*Task directions:*
Produce nothing but an exact copy of the lines from the one containing "Give me the Altair source for this chart." through the one containing "import pandas as pd", and do not carry over pictures.

*Provided information:*
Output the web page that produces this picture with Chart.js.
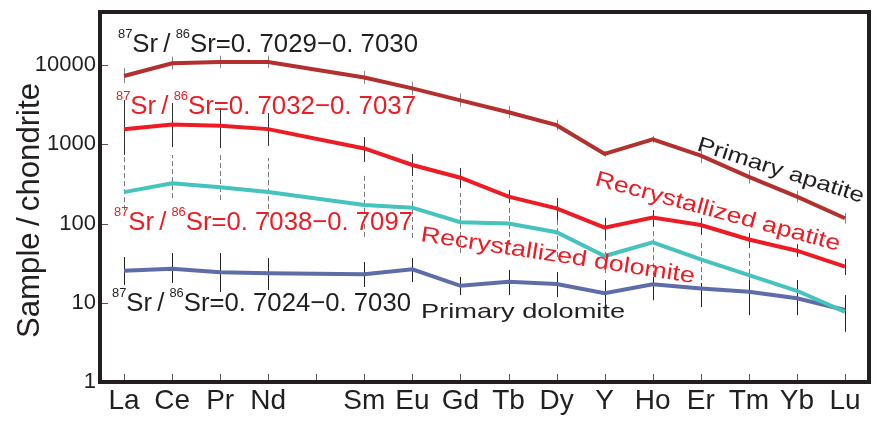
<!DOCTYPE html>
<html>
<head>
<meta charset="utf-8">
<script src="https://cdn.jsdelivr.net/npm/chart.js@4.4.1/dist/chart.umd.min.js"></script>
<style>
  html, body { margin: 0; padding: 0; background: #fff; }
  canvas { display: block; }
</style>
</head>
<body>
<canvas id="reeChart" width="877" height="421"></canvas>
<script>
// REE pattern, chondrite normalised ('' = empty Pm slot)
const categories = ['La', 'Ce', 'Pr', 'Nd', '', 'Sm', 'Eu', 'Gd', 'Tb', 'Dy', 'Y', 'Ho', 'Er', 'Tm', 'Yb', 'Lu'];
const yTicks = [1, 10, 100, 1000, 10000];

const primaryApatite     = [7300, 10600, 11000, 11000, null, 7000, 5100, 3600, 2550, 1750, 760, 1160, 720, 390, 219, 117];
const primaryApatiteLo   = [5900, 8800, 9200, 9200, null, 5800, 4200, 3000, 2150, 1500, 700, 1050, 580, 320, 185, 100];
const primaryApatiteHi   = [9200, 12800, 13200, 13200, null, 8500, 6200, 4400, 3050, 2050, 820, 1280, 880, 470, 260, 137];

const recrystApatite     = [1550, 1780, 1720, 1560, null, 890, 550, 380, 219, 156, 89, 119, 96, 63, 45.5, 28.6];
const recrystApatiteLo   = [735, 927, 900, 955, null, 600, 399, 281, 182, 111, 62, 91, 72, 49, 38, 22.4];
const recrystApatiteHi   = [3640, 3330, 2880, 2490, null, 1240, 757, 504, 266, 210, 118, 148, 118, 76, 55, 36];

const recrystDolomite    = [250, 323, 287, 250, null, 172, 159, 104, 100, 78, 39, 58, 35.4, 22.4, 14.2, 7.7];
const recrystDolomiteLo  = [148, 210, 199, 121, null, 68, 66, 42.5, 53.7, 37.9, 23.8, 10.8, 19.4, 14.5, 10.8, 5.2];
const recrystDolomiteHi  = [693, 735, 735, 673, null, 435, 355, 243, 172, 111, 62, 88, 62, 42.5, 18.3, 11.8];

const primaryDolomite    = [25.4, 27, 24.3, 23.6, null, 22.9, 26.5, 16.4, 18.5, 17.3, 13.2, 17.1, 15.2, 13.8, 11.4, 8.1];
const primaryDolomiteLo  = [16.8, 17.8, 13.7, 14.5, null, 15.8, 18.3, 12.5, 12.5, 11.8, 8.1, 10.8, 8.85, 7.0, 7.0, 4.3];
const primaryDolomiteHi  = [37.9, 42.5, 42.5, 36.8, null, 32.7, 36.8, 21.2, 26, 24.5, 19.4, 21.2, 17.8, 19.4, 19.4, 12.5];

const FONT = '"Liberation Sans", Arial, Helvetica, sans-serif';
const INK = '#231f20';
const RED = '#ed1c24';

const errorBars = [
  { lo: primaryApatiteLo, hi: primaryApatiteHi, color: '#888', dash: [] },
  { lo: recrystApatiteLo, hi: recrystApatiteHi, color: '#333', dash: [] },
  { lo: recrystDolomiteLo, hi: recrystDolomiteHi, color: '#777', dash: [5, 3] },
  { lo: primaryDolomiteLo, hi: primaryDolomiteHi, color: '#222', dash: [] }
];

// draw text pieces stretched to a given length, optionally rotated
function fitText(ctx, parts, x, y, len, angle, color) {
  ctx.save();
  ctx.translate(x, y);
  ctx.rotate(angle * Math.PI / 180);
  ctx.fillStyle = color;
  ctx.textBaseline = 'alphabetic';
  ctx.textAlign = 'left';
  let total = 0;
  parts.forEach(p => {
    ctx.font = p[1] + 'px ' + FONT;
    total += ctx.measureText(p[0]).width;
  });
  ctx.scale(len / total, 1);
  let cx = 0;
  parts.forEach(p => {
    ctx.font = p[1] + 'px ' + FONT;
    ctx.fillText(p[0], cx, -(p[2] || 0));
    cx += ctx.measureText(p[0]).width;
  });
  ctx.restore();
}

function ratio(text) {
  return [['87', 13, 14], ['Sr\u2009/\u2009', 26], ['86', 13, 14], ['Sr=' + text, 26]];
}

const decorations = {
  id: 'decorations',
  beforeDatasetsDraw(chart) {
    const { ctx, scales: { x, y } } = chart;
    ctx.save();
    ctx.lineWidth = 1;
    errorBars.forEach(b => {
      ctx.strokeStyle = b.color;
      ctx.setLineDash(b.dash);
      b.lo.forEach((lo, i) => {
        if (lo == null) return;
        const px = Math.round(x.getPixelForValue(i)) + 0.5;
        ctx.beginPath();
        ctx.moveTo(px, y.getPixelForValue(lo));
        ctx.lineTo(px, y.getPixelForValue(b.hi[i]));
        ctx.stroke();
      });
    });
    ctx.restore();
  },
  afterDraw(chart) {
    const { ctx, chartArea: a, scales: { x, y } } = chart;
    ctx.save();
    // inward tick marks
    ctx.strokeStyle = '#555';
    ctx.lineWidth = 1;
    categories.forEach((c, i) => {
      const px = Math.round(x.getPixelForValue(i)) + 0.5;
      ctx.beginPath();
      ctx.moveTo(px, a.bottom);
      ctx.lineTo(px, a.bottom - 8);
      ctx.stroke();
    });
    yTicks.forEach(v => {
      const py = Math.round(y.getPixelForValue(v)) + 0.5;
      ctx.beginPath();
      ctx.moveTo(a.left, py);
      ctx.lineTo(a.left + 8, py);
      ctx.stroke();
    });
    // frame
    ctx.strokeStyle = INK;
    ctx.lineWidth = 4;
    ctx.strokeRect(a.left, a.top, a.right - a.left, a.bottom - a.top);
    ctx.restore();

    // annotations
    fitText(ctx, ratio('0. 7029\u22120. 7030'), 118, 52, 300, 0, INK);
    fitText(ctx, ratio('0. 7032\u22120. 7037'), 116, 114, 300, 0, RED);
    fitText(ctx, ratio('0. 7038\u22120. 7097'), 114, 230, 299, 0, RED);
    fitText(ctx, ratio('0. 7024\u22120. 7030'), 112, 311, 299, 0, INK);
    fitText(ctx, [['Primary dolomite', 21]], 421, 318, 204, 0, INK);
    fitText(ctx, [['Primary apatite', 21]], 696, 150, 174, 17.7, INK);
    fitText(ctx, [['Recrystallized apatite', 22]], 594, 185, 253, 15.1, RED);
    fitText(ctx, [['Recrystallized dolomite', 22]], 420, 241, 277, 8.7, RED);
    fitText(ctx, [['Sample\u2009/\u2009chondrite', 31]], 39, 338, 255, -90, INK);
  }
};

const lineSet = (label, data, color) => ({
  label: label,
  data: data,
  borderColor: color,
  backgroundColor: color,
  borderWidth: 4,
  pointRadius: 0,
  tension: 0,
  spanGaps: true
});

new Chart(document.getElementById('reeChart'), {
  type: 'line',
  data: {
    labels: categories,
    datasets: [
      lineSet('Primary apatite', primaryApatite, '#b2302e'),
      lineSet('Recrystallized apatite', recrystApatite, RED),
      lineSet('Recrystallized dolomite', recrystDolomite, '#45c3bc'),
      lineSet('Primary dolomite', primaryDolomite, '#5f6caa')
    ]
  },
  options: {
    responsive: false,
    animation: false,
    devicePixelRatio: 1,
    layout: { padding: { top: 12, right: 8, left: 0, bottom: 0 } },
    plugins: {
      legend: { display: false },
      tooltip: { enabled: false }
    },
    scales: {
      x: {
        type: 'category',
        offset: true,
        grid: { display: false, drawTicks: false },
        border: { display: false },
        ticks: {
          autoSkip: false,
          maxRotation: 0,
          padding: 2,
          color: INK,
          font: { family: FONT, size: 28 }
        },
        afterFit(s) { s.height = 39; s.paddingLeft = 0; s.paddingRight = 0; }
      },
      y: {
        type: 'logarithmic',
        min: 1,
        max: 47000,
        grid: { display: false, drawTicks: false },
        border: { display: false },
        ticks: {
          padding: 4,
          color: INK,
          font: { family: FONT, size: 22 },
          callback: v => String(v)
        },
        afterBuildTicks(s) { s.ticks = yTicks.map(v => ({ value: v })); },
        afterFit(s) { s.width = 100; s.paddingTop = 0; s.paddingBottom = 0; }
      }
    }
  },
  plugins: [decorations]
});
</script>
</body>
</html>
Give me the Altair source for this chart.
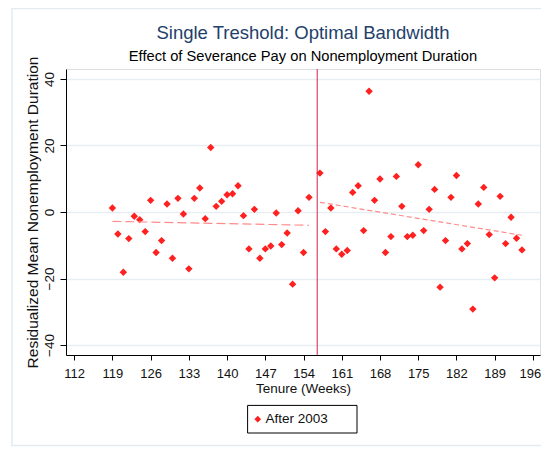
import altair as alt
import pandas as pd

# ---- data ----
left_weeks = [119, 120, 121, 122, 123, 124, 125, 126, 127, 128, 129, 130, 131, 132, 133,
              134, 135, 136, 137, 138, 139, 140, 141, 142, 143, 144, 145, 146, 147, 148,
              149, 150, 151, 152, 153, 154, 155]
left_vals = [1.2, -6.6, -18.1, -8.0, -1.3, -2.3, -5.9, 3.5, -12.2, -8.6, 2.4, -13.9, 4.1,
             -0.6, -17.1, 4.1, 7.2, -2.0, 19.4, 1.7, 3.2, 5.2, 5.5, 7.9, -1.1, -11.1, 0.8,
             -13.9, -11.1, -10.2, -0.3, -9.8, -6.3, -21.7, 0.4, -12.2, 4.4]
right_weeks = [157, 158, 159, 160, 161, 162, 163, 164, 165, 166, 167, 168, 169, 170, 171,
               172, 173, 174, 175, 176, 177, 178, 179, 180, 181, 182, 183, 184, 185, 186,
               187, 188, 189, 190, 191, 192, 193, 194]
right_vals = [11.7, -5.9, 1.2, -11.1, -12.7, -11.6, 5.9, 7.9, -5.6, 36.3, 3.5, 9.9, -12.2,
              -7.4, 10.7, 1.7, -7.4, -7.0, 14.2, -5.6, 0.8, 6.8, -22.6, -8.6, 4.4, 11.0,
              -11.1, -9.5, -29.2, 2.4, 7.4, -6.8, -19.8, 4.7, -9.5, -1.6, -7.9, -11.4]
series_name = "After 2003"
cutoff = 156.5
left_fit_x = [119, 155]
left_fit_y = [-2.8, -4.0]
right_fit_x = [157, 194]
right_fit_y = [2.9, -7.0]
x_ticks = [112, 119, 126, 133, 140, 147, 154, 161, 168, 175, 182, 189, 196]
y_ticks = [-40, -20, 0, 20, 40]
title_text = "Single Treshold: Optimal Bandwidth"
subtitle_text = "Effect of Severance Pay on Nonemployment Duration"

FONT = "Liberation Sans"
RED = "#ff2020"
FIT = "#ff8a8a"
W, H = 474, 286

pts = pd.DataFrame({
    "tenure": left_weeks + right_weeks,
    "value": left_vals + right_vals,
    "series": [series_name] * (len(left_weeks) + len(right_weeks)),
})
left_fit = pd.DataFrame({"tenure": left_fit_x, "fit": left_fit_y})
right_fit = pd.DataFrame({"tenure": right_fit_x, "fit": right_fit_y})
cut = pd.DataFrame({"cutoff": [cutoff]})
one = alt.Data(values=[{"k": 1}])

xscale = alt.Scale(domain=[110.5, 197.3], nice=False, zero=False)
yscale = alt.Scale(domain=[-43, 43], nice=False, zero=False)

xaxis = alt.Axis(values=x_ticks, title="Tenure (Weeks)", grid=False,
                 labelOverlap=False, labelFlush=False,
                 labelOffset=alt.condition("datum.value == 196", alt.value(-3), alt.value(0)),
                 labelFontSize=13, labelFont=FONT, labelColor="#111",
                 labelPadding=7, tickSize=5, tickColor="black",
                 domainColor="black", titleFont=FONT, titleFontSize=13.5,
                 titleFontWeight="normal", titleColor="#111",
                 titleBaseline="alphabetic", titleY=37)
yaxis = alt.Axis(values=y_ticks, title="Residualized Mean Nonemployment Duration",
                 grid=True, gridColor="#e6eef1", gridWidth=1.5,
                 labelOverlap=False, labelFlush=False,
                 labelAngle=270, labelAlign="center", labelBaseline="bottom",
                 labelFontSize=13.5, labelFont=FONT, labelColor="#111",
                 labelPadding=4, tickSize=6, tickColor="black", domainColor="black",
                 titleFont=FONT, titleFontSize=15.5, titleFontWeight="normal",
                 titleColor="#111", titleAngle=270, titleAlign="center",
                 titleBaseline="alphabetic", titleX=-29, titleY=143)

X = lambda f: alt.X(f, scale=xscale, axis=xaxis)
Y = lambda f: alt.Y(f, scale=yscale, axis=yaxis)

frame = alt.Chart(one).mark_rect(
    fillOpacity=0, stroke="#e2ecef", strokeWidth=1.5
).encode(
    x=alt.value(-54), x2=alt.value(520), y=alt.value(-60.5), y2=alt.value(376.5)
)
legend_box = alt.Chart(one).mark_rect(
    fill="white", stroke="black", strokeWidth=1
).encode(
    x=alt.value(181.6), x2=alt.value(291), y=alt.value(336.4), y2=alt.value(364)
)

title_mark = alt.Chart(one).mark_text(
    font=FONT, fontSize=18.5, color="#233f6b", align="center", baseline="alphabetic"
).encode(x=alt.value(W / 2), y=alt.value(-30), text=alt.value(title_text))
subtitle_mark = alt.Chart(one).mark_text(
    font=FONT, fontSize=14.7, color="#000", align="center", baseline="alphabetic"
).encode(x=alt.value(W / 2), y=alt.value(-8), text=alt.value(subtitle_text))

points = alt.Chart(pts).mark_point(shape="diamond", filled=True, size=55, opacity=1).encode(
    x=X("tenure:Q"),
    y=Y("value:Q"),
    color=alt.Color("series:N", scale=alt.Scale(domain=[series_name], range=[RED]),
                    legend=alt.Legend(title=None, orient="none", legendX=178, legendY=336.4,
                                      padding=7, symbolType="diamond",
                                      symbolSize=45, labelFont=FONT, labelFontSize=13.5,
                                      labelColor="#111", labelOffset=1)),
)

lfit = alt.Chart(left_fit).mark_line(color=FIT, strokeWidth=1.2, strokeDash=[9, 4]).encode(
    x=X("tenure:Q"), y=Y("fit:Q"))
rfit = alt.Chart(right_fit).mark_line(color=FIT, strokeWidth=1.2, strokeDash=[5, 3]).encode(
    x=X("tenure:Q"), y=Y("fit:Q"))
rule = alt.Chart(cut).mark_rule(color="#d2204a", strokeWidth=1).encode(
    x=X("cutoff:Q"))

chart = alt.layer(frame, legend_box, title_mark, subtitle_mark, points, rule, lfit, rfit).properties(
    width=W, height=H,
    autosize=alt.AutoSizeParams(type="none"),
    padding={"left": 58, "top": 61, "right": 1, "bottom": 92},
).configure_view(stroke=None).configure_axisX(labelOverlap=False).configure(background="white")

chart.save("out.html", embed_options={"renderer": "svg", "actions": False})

*Output:*
Give me the Altair source for this chart.
import altair as alt
import pandas as pd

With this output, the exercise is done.